Your goal:
Set down the data below without change, skipping the pictures it holds.
* begin *
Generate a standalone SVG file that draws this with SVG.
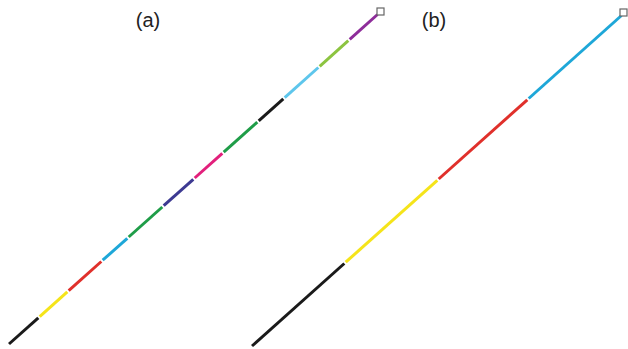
<svg xmlns="http://www.w3.org/2000/svg" width="628" height="349" viewBox="0 0 628 349">
<style>
.seg{stroke-width:3;stroke-linecap:butt;fill:none}
.lbl{font-family:"Liberation Sans",Arial,sans-serif;font-size:20px;fill:#222;text-anchor:middle}
.end{fill:#fff;stroke:#666;stroke-width:1.2}
</style>
<rect width="628" height="349" fill="#fff"/>
<g id="label-a"><text class="lbl" x="148" y="27">(a)</text></g>
<g id="label-b"><text class="lbl" x="434" y="27">(b)</text></g>
<g id="connectors">
<g id="line-a">
<line class="seg" stroke="#1a1a1a" x1="9" y1="344" x2="38.3" y2="317.8"/>
<line class="seg" stroke="#f5e41a" x1="39.7" y1="316.6" x2="67.3" y2="291.9"/>
<line class="seg" stroke="#e0302b" x1="68.7" y1="290.6" x2="101.3" y2="261.5"/>
<line class="seg" stroke="#1ea7d8" x1="102.7" y1="260.2" x2="127.3" y2="238.3"/>
<line class="seg" stroke="#1f9d48" x1="128.7" y1="237.0" x2="162.3" y2="207.0"/>
<line class="seg" stroke="#3d3a92" x1="163.7" y1="205.7" x2="193.3" y2="179.3"/>
<line class="seg" stroke="#e2207c" x1="194.7" y1="178.0" x2="222.3" y2="153.4"/>
<line class="seg" stroke="#1f9d48" x1="223.7" y1="152.1" x2="257.3" y2="122.1"/>
<line class="seg" stroke="#1a1a1a" x1="258.7" y1="120.8" x2="283.3" y2="98.8"/>
<line class="seg" stroke="#5ec6ec" x1="284.7" y1="97.6" x2="318.3" y2="67.5"/>
<line class="seg" stroke="#8cc440" x1="319.7" y1="66.3" x2="348.3" y2="40.7"/>
<line class="seg" stroke="#8e2d9a" x1="349.7" y1="39.4" x2="377.5" y2="14.5"/>
</g>
<g id="line-b">
<line class="seg" stroke="#1a1a1a" x1="252" y1="346" x2="344.3" y2="263.5"/>
<line class="seg" stroke="#f5e41a" x1="345.7" y1="262.2" x2="437.3" y2="180.3"/>
<line class="seg" stroke="#e0302b" x1="438.7" y1="179.0" x2="527.3" y2="99.8"/>
<line class="seg" stroke="#1ea7d8" x1="528.7" y1="98.5" x2="621.5" y2="15.5"/>
</g>
</g>
<g id="end-a"><rect class="end" x="377" y="8" width="7" height="7"/></g>
<g id="end-b"><rect class="end" x="620" y="9" width="7" height="7"/></g>
</svg>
* end *
Result:
Generate a standalone SVG file that draws this with SVG.
<svg xmlns="http://www.w3.org/2000/svg" width="628" height="349" viewBox="0 0 628 349">
<style>
.seg{stroke-width:3;stroke-linecap:butt;fill:none}
.lbl{font-family:"Liberation Sans",Arial,sans-serif;font-size:20px;fill:#222;text-anchor:middle}
.end{fill:#fff;stroke:#666;stroke-width:1.2}
</style>
<rect width="628" height="349" fill="#fff"/>
<g id="label-a"><text class="lbl" x="148" y="27">(a)</text></g>
<g id="label-b"><text class="lbl" x="434" y="27">(b)</text></g>
<g id="connectors">
<g id="line-a">
<line class="seg" stroke="#1a1a1a" x1="9" y1="344" x2="38.3" y2="317.8"/>
<line class="seg" stroke="#f5e41a" x1="39.7" y1="316.6" x2="67.3" y2="291.9"/>
<line class="seg" stroke="#e0302b" x1="68.7" y1="290.6" x2="101.3" y2="261.5"/>
<line class="seg" stroke="#1ea7d8" x1="102.7" y1="260.2" x2="127.3" y2="238.3"/>
<line class="seg" stroke="#1f9d48" x1="128.7" y1="237.0" x2="162.3" y2="207.0"/>
<line class="seg" stroke="#3d3a92" x1="163.7" y1="205.7" x2="193.3" y2="179.3"/>
<line class="seg" stroke="#e2207c" x1="194.7" y1="178.0" x2="222.3" y2="153.4"/>
<line class="seg" stroke="#1f9d48" x1="223.7" y1="152.1" x2="257.3" y2="122.1"/>
<line class="seg" stroke="#1a1a1a" x1="258.7" y1="120.8" x2="283.3" y2="98.8"/>
<line class="seg" stroke="#5ec6ec" x1="284.7" y1="97.6" x2="318.3" y2="67.5"/>
<line class="seg" stroke="#8cc440" x1="319.7" y1="66.3" x2="348.3" y2="40.7"/>
<line class="seg" stroke="#8e2d9a" x1="349.7" y1="39.4" x2="377.5" y2="14.5"/>
</g>
<g id="line-b">
<line class="seg" stroke="#1a1a1a" x1="252" y1="346" x2="344.3" y2="263.5"/>
<line class="seg" stroke="#f5e41a" x1="345.7" y1="262.2" x2="437.3" y2="180.3"/>
<line class="seg" stroke="#e0302b" x1="438.7" y1="179.0" x2="527.3" y2="99.8"/>
<line class="seg" stroke="#1ea7d8" x1="528.7" y1="98.5" x2="621.5" y2="15.5"/>
</g>
</g>
<g id="end-a"><rect class="end" x="377" y="8" width="7" height="7"/></g>
<g id="end-b"><rect class="end" x="620" y="9" width="7" height="7"/></g>
</svg>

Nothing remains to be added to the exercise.